For prospective organic farmers, access to land is only the start of the challenges. Farmers who do not grow conventional cash crops, such as corn and soy, find they have significantly less support from government programs than traditional farmers.
How can Minnesota achieve more agricultural equity, and what does that look like? We talked with KaZoua Berry, the program manager at Big River Farms, and Amy Bacigalupo, program co-director for the Land Stewardship Project (LSP).
Says Bacigalupo, “For us, equity means using our influence and the power that we have to address, take apart, and dismantle oppressive systems that are having negative impacts for people of color, and along race, gender and socioeconomic intersections.”
It is difficult for emerging farmers to launch a sustainable operation. For those who want to become a certified organic grower, the process is costly and requires inspections and detailed record-keeping. It takes three years to convert from conventional agriculture. Growing organic takes more work and time to see positive results. Yet the regenerative techniques in organic farming are necessary to combat climate change.

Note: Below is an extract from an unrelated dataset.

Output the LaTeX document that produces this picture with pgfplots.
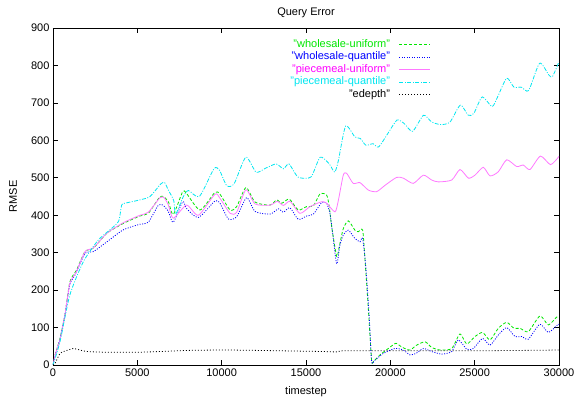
\documentclass[border=0pt]{standalone}
\usepackage{fontspec}
\setmainfont{Liberation Sans}
\usepackage{pgfplots}
\pgfplotsset{compat=1.18}

\definecolor{gpgreen}{RGB}{0,230,0}
\definecolor{gpblue}{RGB}{0,0,255}
\definecolor{gppink}{RGB}{255,120,255}
\definecolor{gppinktext}{RGB}{255,0,255}
\definecolor{gpcyan}{RGB}{0,230,240}

\begin{document}
\begin{tikzpicture}
\begin{axis}[
  scale only axis,
  width=506pt, height=337pt,
  xmin=0, xmax=30000, ymin=0, ymax=900,
  xtick={0,5000,...,30000},
  ytick={0,100,...,900},
  scaled ticks=false,
  tick align=inside,
  major tick length=5pt,
  minor tick num=0,
  /pgf/number format/assume math mode=true,
  /pgf/number format/1000 sep={},
  tick label style={font=\fontsize{11}{13}\selectfont},
  label style={font=\fontsize{11}{13}\selectfont},
  axis line style={line width=0.8pt},
  every tick/.style={black, line width=0.6pt},
  title={Query Error},
  title style={at={(axis description cs:0.5,1)}, anchor=base, yshift=6pt, font=\fontsize{11}{13}\selectfont},
  xlabel={timestep},
  xlabel style={at={(axis description cs:0.5,-0.089)}, anchor=base},
  ylabel={RMSE},
  ylabel style={at={(axis description cs:-0.079,0.5)}, anchor=center},
  legend plot pos=right,
  legend cell align=right,
  legend image code/.code={\path (0pt,0pt); \draw[#1] (8pt,0pt) -- (39pt,0pt);},
  legend style={draw=none, fill=none, at={(axis description cs:0.753,0.976)}, anchor=north east,
    font=\fontsize{11}{13}\selectfont,
    nodes={inner sep=1pt, text height=8pt, text depth=2.5pt}},
  every axis plot/.append style={line width=0.8pt, smooth, tension=0.4},
]
% wholesale-uniform
\addplot[gpgreen, dash pattern=on 3pt off 2pt] coordinates {
(0,0)(150,30)(415,71)(710,134)(1000,222)(1400,254)(1900,303)(2400,312)(3200,352)(4170,378)
(5160,398)(5650,405)(6300,447)(6540,450)(6840,436)(7130,402)(7690,463)(7920,458)(8720,414)
(9600,461)(9900,456)(10500,414)(10890,423)(11440,474)(11980,435)(12870,427)(13260,441)
(13560,432)(14010,443)(14540,414)(15040,423)(15440,425)(15830,457)(16220,454)(16380,423)
(16520,370)(16820,290)(16970,316)(17210,364)(17510,385)(17900,360)(18100,356)(18360,360)
(18500,280)(18700,147)(18890,13)(18990,9)(19390,27)(19880,44)(20330,58)(20670,48)(21160,40)
(21560,53)(22060,62)(22450,47)(22950,40)(23640,44)(24130,83)(24530,56)(25020,76)(25470,87)
(25910,67)(26400,98)(26900,114)(27330,98)(27690,98)(28180,89)(28870,131)(29370,107)
(29860,128)(30000,128)};
\addlegendentry{\textcolor{gpgreen}{"wholesale-uniform"}}
% wholesale-quantile
\addplot[gpblue, dash pattern=on 1pt off 1.5pt] coordinates {
(0,0)(150,30)(415,70)(710,135)(1000,215)(1300,240)(1900,298)(2400,303)(3200,329)(4170,361)
(5160,376)(5650,381)(6250,427)(6540,426)(6840,410)(7130,381)(7690,436)(7920,418)(8620,394)
(9600,438)(9900,432)(10400,390)(10890,396)(11480,447)(11980,410)(12870,403)(13360,417)
(13660,408)(14050,420)(14540,389)(15040,398)(15440,403)(15930,434)(16220,432)(16420,405)
(16580,352)(16820,270)(17010,320)(17210,347)(17510,360)(17900,338)(18200,329)(18360,338)
(18560,254)(18760,120)(18890,9)(19090,13)(19590,31)(20270,44)(20770,40)(21160,27)(21520,31)
(21960,44)(22450,36)(23050,29)(23640,36)(24030,67)(24530,42)(24920,44)(25470,71)(25910,53)
(26400,80)(26900,100)(27390,76)(27790,76)(28180,69)(28870,109)(29370,87)(29960,109)(30000,105)};
\addlegendentry{\textcolor{gpblue}{"wholesale-quantile"}}
% piecemeal-uniform
\addplot[gppink] coordinates {
(0,0)(150,30)(415,68)(710,135)(1000,218)(1400,250)(1900,303)(2400,313)(3200,352)(4170,380)
(5160,400)(5650,408)(6350,447)(6600,446)(6840,427)(7130,392)(7920,427)(8620,400)(9600,456)
(9900,445)(10500,405)(10890,408)(11440,468)(11980,430)(12870,427)(13300,437)(13660,426)
(14050,437)(14640,405)(15240,423)(15930,436)(16220,432)(16720,409)(16920,440)(17210,507)
(17410,512)(17800,485)(18200,487)(18700,467)(19190,463)(19690,480)(20370,501)(20770,499)
(21360,485)(21960,507)(22450,494)(22850,489)(23640,494)(24130,522)(24630,499)(25020,507)
(25510,528)(25910,505)(26400,516)(26900,548)(27490,530)(27880,534)(28280,522)(28900,558)
(29500,535)(30000,557)};
\addlegendentry{\textcolor{gppinktext}{"piecemeal-uniform"}}
% piecemeal-quantile
\addplot[gpcyan, dash pattern=on 4pt off 1.5pt on 1pt off 1.5pt] coordinates {
(0,0)(415,62)(1000,187)(1800,276)(2690,334)(3480,365)(3900,385)(4070,427)(4270,432)
(5160,441)(5750,450)(6400,484)(6620,487)(6840,467)(7160,439)(7270,403)(7730,450)(8030,466)
(8680,450)(9540,524)(9870,520)(10300,479)(10740,484)(11430,555)(12040,515)(12580,525)
(13230,537)(13660,524)(13990,537)(14530,502)(15290,502)(15840,555)(16380,537)(16700,515)
(16920,546)(17350,638)(17900,609)(18220,605)(18550,587)(18980,591)(19300,582)(19850,618)
(20390,654)(20820,645)(21320,624)(21970,667)(22450,649)(23000,642)(23540,649)(24150,694)
(24620,667)(24950,672)(25450,716)(26030,690)(26360,716)(26900,766)(27330,742)(27770,742)
(28200,733)(28850,806)(29390,775)(29610,770)(30000,810)};
\addlegendentry{\textcolor{gpcyan}{"piecemeal-quantile"}}
% edepth
\addplot[black, dash pattern=on 1pt off 2pt] coordinates {
(0,0)(120,4)(415,31)(700,37)(1200,44)(1600,40)(2000,36)(3200,34)(5000,34)(6350,36)(8100,39)
(10100,40)(12100,39)(14650,37)(16000,36)(16800,35)(17200,38)(19000,38)(22000,38)(25000,38)
(28000,39)(30000,40)};
\addlegendentry{"edepth"}
\end{axis}
\pgfresetboundingbox
\path[use as bounding box] (-53pt,-38pt) rectangle (521pt,365pt);
\end{tikzpicture}
\end{document}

The USDA is starting to recognize this and support these organic methods — which were early traditions before commercial agriculture changed the landscape of farming.
Many Black, Indigenous, and people of color (BIPOC) farmers, however, do not trust the USDA because of a long history of discrimination by government programs.
In 2019, The Counter published an investigation into how the USDA discriminated against BIPOC farmers: “Forcing people off their land, subjecting them to hostility and contempt in federal offices, and conspiring with banks and land developers to steal their property,” the authors report. “Even when that mistreatment took a more discreet form — like routinely denying Black farmers the same loans white farmers obtained with ease — its impact was still devastating.”
Because of this discrimination, many BIPOC farmers no longer turn to the USDA for assistance. “Once trust is broken, it takes a long time for it to build back,” says Bacigalupo. “I know several women and BIPOC farmers who brought their ideas to the local Farm Service Agency to get subsidized loans, for things like starting [a] farm by buying land. And they have been told that what they are doing is not farming. There is discrimination happening in Minnesota at the county level.”
Berry agrees. “There are more resources for white farmers,” she says. It also has been difficult for some farmers, such as those from Hmong communities, to be welcomed at some farmer’s markets, she says.
Market-building is a challenge for small producers, regardless of race. Many larger farmer’s markets only rent stalls to producers with proven experience in farming and many products to sell. To get around these obstacles, some farmers have been developing and joining cooperative organizations.
On a 150-acre plot of land northwest of Saint Paul, Big River Farms is an organic incubator farm, training immigrant and BIPOC farmers to work with the Minnesota climate, use organic methods, and navigate the USDA. They also engage in market-building, allowing their trainee farmers to sell produce through the organization.
Minnesota has an organic cost share program that helps pay for organic certification, says Bacigalupo. The state has financial support for beginning farmers and tax incentives for landowners that sell or rent to beginning farmers. These programs need more funding, however, according to the Institute for Agricultural and Trade Policy.
Due to lack of funding, only 17 percent of Minnesota farmers who applied to the Environmental Quality Incentives Program (EQIP) in 2020 were able to obtain assistance.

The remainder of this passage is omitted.